All that is useful grounding for us as we keep tracking high-growth private companies, but let’s narrow a moment and look at Q3’s results that were generated closer to home.

Our report concerning the United States and Canada contains some data that match global trends. Namely that the Seed market for North American companies is also projected by Crunchbase to have been strong in Q3 2019, just as projections point to a soft early-stage venture market during the same time period.

The United States itself makes up a good-sized chunk of the global venture market, so to see its results match global tallies isn’t surprising. But as we’ve seen countries drive global venture data one direction only to surrender that same leadership later on, it’s not a certain thing that the United States’s venture market will track the world’s own. (For more on how quickly things can change, read this piece regarding China and the late-stage market.)

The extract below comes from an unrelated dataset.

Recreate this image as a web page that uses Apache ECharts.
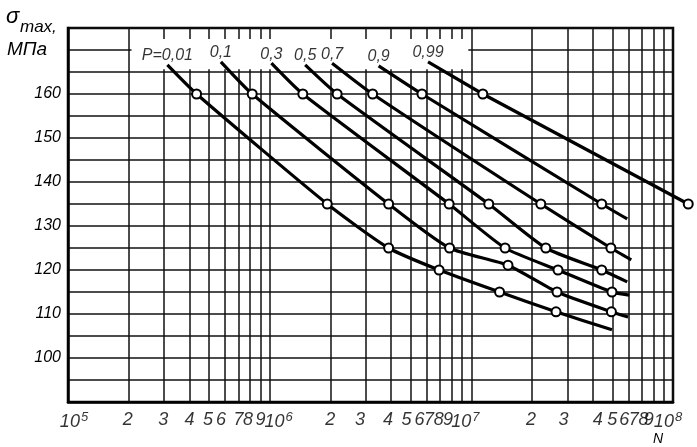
<!DOCTYPE html>
<html><head><meta charset="utf-8">
<script src="https://cdn.jsdelivr.net/npm/echarts@6/dist/echarts.min.js"></script>
<style>html,body{margin:0;padding:0;background:#fff}#c{width:697px;height:447px}</style>
</head><body><div id="c"></div>
<script>
// ---- data (N = cycles, S = sigma_max, MPa) ----
const probLabels = ['P=0,01', '0,1', '0,3', '0,5', '0,7', '0,9', '0,99'];
const N_p001 = [3.11e5, 4.34e5, 1.93e6, 3.89e6, 6.92e6, 1.38e7, 2.63e7, 4.98e7];
const S_p001 = [166.6, 160, 135, 125, 120, 115, 110.5, 106.4];
const N_p01  = [5.73e5, 8.19e5, 3.89e6, 7.8e6, 1.52e7, 2.66e7, 4.95e7, 5.99e7];
const S_p01  = [167.3, 160, 135, 125, 121.1, 115, 110.5, 109.3];
const N_p03  = [1.02e6, 1.46e6, 7.76e6, 1.47e7, 2.69e7, 4.98e7, 6.07e7];
const S_p03  = [167.0, 160, 135, 125, 120, 115, 114.3];
const N_p05  = [1.50e6, 2.16e6, 1.22e7, 2.34e7, 4.43e7, 5.93e7];
const S_p05  = [166.6, 160, 135, 125, 120, 117.3];
const N_p07  = [2.04e6, 3.24e6, 2.21e7, 4.92e7, 6.21e7];
const S_p07  = [167.0, 160, 135, 125, 122.3];
const N_p09  = [3.47e6, 5.69e6, 4.43e7, 5.93e7];
const S_p09  = [166.4, 160, 135, 131.6];
const N_p099 = [6.10e6, 1.14e7, 1.19e8];
const S_p099 = [167.3, 160, 135];
// does the curve end in a test point (circle) or a plain line end
const endsWithPoint = [false, false, false, false, false, false, true];

// ---- axes / tick labels ----
const xDecades = [5, 6, 7, 8];
const xMantissas = [1, 2, 3, 4, 5, 6, 7, 8, 9];
const yTickLabels = [100, 110, 120, 130, 140, 150, 160];
const yMin = 90, yMax = 175, yStep = 5;

// hand-lettered tick labels sit a little off their grid lines (px, per tick, styling only)
const xLabelNudge = [
  6, -1, -1, 0, -1, -4, 0, -2, 0,
  9, 0, -6, -3, -4, -7, -11, -13, -14,
  -6, -1, -4, 5, 0, -4, -8, -10, -15,
  -5
];

const curvesN = [N_p001, N_p01, N_p03, N_p05, N_p07, N_p09, N_p099];
const curvesS = [S_p001, S_p01, S_p03, S_p05, S_p07, S_p09, S_p099];

const xTicks = [];
const xTickText = [];
xDecades.forEach(d => {
  xMantissas.forEach(m => {
    if (d === 8 && m > 1) return;
    xTicks.push(Math.log10(m * Math.pow(10, d)));
    xTickText.push(m === 1 ? '{t|10}{sup|' + d + '}' : '{d|' + m + '}');
  });
});

const FONT = '"Liberation Sans", Arial, sans-serif';
const xMaxLog = Math.log10(1e8);

const series = curvesN.map((Ns, i) => {
  const runsPast = Ns.some(n => Math.log10(n) > xMaxLog);
  return {
    type: 'line',
    name: probLabels[i],
    data: Ns.map((n, j) => ({
      value: [Math.log10(n), curvesS[i][j]],
      symbol: (j === 0 || (j === Ns.length - 1 && !endsWithPoint[i])) ? 'none' : 'circle'
    })),
    symbolSize: 9,
    showSymbol: true,
    showAllSymbol: true,
    smooth: 0.2,
    clip: false,
    z: 3,
    silent: true,
    itemStyle: { color: '#fff', borderColor: '#000', borderWidth: 2, opacity: 1 },
    lineStyle: { color: '#000', width: 3.2, opacity: runsPast ? 0 : 1 },
    markArea: i === 0 ? {
      silent: true,
      itemStyle: { color: '#fff', opacity: 1 },
      data: [[{ coord: [5.315, 172.5] }, { coord: [6.985, 165.6] }]]
    } : undefined
  };
});

// curves running past the right end of the axis: unclipped polyline
curvesN.forEach((Ns, i) => {
  if (!Ns.some(n => Math.log10(n) > xMaxLog)) return;
  series.push({
    type: 'lines',
    coordinateSystem: 'cartesian2d',
    polyline: true,
    clip: false,
    silent: true,
    z: 2,
    lineStyle: { color: '#000', width: 3.2, opacity: 1 },
    data: [{ coords: Ns.map((n, j) => [Math.log10(n), curvesS[i][j]]) }]
  });
});

// probability labels at the start of each curve
series.push({
  type: 'scatter',
  silent: true,
  z: 6,
  symbolSize: 0,
  data: curvesN.map((Ns, i) => ({
    value: [Math.log10(Ns[0]), curvesS[i][0]],
    label: { formatter: probLabels[i] }
  })),
  label: {
    show: true, position: 'top', distance: 1,
    fontFamily: FONT, fontStyle: 'italic', fontSize: 16, color: '#000'
  }
});

// x tick labels (log scale), placed through the axis scale at the bottom of the grid
series.push({
  type: 'scatter',
  silent: true,
  clip: false,
  z: 6,
  symbolSize: 0,
  data: xTicks.map((t, k) => ({
    value: [t, yMin],
    label: { formatter: xTickText[k], offset: [xLabelNudge[k] || 0, 0] }
  })),
  label: {
    show: true, position: 'bottom', distance: 9,
    color: '#000', fontFamily: FONT, fontStyle: 'italic', fontSize: 18,
    rich: {
      t: { fontFamily: FONT, fontStyle: 'italic', fontSize: 18, color: '#000' },
      sup: { fontFamily: FONT, fontStyle: 'italic', fontSize: 13, color: '#000', verticalAlign: 'top', padding: [0, 0, 9, 1] },
      d: { fontFamily: FONT, fontStyle: 'italic', fontSize: 18, color: '#000' }
    }
  }
});

const chart = echarts.init(document.getElementById('c'), null, { renderer: 'canvas' });
chart.setOption({
  animation: false,
  backgroundColor: '#fff',
  grid: { left: 68, right: 24, top: 28, bottom: 45, show: true, borderColor: '#000', borderWidth: 2.5, backgroundColor: 'transparent' },
  xAxis: {
    type: 'value', min: 5, max: 8,
    axisLine: { show: true, lineStyle: { color: '#000', width: 2.5 } },
    axisTick: { show: false, customValues: xTicks },
    splitLine: { show: true, lineStyle: { color: '#111', width: 1.5 } },
    axisLabel: { show: false }
  },
  yAxis: {
    type: 'value', min: yMin, max: yMax, interval: yStep,
    axisLine: { show: true, lineStyle: { color: '#000', width: 2.5 } },
    axisTick: { show: false },
    splitLine: { show: true, lineStyle: { color: '#111', width: 1.5 } },
    axisLabel: {
      margin: 7, color: '#000',
      fontFamily: FONT, fontStyle: 'italic', fontSize: 16,
      formatter: (v) => yTickLabels.indexOf(v) >= 0 ? String(v) : ''
    }
  },
  graphic: [
    { type: 'text', left: 6, top: 6, silent: true,
      style: { text: 'σ', fontFamily: FONT, fontStyle: 'italic', fontSize: 22, fill: '#000' } },
    { type: 'text', left: 20, top: 19, silent: true,
      style: { text: 'max,', fontFamily: FONT, fontStyle: 'italic', fontSize: 17, fill: '#000' } },
    { type: 'text', left: 7, top: 40, silent: true,
      style: { text: 'МПа', fontFamily: FONT, fontStyle: 'italic', fontSize: 19, fill: '#000' } },
    { type: 'text', left: 653, top: 432, silent: true,
      style: { text: 'N', fontFamily: FONT, fontStyle: 'italic', fontSize: 14, fill: '#000' } }
  ],
  series: series
});
</script>
</body></html>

Taking a large step back, global and domestic venture results seem strong. Not record-setting, sure, but strong all the same. Mountains of money continue to move from the venture market into the world’s various startup ecosystems. So, while things may have been hotter here, or there, at some point in the past, I’d sum up by saying that the global and domestic venture markets were better than I expected in Q3.

How long that can last? I do not know. But we will know when 2020 starts if WeWork’s recent mess will cause any material harm.